— START OF SUPPLIED MATERIAL —

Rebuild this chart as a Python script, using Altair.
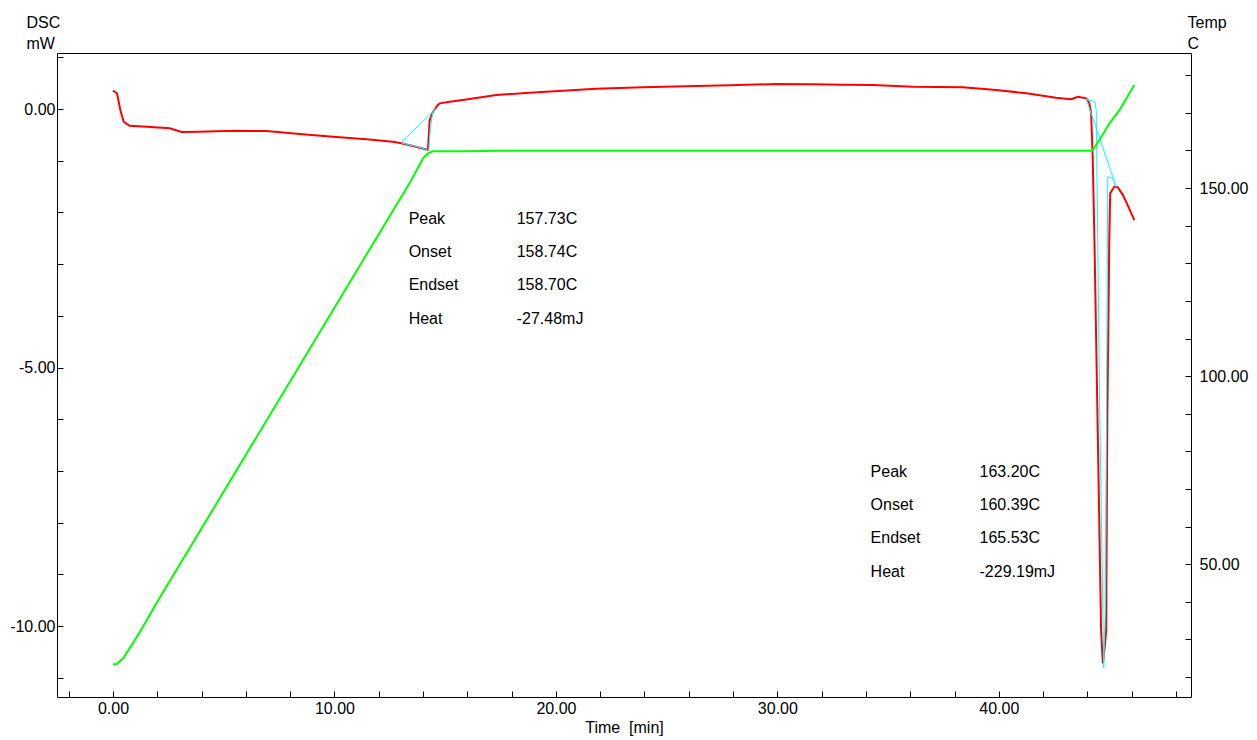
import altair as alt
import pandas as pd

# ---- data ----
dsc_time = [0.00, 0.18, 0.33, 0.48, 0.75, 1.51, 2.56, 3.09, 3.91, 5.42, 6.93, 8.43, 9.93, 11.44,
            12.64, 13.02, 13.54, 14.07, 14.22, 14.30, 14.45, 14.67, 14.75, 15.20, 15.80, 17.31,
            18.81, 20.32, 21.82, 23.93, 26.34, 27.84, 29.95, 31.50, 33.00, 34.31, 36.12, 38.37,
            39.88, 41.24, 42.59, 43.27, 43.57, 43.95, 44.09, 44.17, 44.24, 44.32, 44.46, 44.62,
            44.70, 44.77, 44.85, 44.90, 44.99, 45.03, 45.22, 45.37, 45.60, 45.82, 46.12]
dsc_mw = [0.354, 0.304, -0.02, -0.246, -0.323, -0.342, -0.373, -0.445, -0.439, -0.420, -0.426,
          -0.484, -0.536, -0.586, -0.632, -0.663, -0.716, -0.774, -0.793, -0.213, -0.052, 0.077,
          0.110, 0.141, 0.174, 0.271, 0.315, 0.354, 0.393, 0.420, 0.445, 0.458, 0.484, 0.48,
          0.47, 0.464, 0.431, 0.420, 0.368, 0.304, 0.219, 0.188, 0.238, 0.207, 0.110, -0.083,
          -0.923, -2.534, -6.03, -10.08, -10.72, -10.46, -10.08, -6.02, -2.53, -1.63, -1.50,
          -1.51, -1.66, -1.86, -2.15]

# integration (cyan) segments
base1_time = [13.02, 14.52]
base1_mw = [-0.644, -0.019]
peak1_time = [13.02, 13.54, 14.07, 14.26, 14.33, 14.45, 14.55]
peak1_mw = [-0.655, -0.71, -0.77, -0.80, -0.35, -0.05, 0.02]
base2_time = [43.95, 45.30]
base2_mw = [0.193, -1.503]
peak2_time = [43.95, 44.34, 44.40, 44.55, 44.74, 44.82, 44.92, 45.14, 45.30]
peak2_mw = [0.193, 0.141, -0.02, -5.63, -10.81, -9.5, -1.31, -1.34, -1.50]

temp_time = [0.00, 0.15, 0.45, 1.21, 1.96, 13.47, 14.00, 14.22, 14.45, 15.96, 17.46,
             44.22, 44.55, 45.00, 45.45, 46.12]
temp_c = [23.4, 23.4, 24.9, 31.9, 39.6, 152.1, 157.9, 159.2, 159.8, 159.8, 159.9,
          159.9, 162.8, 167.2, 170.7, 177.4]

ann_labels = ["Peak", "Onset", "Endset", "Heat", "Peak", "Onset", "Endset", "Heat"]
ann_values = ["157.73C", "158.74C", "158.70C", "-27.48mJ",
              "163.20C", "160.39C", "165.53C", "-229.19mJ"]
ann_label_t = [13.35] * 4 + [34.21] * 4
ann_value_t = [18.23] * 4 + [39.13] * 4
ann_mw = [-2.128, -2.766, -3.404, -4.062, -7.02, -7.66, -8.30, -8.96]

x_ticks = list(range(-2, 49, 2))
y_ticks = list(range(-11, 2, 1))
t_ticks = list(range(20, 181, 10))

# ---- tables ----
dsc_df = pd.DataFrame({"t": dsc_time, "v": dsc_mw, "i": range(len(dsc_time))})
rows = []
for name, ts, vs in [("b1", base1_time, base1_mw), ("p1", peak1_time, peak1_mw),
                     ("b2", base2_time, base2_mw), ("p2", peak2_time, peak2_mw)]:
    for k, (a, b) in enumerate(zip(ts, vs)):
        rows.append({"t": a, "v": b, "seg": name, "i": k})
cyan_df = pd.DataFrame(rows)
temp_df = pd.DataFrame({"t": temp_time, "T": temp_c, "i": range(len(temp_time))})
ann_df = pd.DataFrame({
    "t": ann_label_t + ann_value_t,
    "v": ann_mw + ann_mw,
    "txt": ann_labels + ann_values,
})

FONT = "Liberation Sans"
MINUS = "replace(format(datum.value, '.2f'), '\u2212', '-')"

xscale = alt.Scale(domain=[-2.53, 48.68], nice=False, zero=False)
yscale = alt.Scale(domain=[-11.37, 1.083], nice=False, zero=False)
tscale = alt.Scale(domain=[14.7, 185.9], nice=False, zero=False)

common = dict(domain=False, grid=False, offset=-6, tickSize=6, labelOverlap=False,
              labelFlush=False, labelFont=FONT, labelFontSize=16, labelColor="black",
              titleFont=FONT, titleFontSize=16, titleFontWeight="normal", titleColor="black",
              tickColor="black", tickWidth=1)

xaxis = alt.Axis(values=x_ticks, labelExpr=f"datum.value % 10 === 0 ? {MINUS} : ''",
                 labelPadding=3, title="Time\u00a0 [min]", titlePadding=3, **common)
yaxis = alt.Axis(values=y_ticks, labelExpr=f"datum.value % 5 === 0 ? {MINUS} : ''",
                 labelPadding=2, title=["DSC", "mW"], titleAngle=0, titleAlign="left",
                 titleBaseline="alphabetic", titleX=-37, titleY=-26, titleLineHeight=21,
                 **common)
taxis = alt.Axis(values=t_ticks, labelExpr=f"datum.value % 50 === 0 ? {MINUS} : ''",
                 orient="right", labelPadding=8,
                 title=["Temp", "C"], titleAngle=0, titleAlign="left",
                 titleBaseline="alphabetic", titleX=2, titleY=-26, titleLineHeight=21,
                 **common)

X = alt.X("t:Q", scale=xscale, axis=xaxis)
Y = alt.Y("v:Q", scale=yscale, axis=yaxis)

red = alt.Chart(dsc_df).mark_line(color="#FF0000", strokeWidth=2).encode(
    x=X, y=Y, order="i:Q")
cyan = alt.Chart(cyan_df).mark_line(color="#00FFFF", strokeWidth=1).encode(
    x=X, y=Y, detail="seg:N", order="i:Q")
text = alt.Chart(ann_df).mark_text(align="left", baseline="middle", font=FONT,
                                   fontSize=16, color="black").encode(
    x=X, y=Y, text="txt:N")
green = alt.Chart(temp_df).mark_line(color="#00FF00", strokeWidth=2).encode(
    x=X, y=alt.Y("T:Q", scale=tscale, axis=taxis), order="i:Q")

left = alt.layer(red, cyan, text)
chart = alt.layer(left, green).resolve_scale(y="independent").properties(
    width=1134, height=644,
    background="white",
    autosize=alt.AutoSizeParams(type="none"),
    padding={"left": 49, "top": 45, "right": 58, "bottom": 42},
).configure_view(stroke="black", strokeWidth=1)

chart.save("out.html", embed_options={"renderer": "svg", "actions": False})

— END OF SUPPLIED MATERIAL —

→ **EXERCISE BRIEF**
Make an exact copy of the lines from the top of the material through the line with "159.9, 162.8, 167.2, 170.7, 177.4]", pictures excluded.

→ **COMPLETE OUTPUT**
Rebuild this chart as a Python script, using Altair.
import altair as alt
import pandas as pd

# ---- data ----
dsc_time = [0.00, 0.18, 0.33, 0.48, 0.75, 1.51, 2.56, 3.09, 3.91, 5.42, 6.93, 8.43, 9.93, 11.44,
            12.64, 13.02, 13.54, 14.07, 14.22, 14.30, 14.45, 14.67, 14.75, 15.20, 15.80, 17.31,
            18.81, 20.32, 21.82, 23.93, 26.34, 27.84, 29.95, 31.50, 33.00, 34.31, 36.12, 38.37,
            39.88, 41.24, 42.59, 43.27, 43.57, 43.95, 44.09, 44.17, 44.24, 44.32, 44.46, 44.62,
            44.70, 44.77, 44.85, 44.90, 44.99, 45.03, 45.22, 45.37, 45.60, 45.82, 46.12]
dsc_mw = [0.354, 0.304, -0.02, -0.246, -0.323, -0.342, -0.373, -0.445, -0.439, -0.420, -0.426,
          -0.484, -0.536, -0.586, -0.632, -0.663, -0.716, -0.774, -0.793, -0.213, -0.052, 0.077,
          0.110, 0.141, 0.174, 0.271, 0.315, 0.354, 0.393, 0.420, 0.445, 0.458, 0.484, 0.48,
          0.47, 0.464, 0.431, 0.420, 0.368, 0.304, 0.219, 0.188, 0.238, 0.207, 0.110, -0.083,
          -0.923, -2.534, -6.03, -10.08, -10.72, -10.46, -10.08, -6.02, -2.53, -1.63, -1.50,
          -1.51, -1.66, -1.86, -2.15]

# integration (cyan) segments
base1_time = [13.02, 14.52]
base1_mw = [-0.644, -0.019]
peak1_time = [13.02, 13.54, 14.07, 14.26, 14.33, 14.45, 14.55]
peak1_mw = [-0.655, -0.71, -0.77, -0.80, -0.35, -0.05, 0.02]
base2_time = [43.95, 45.30]
base2_mw = [0.193, -1.503]
peak2_time = [43.95, 44.34, 44.40, 44.55, 44.74, 44.82, 44.92, 45.14, 45.30]
peak2_mw = [0.193, 0.141, -0.02, -5.63, -10.81, -9.5, -1.31, -1.34, -1.50]

temp_time = [0.00, 0.15, 0.45, 1.21, 1.96, 13.47, 14.00, 14.22, 14.45, 15.96, 17.46,
             44.22, 44.55, 45.00, 45.45, 46.12]
temp_c = [23.4, 23.4, 24.9, 31.9, 39.6, 152.1, 157.9, 159.2, 159.8, 159.8, 159.9,
          159.9, 162.8, 167.2, 170.7, 177.4]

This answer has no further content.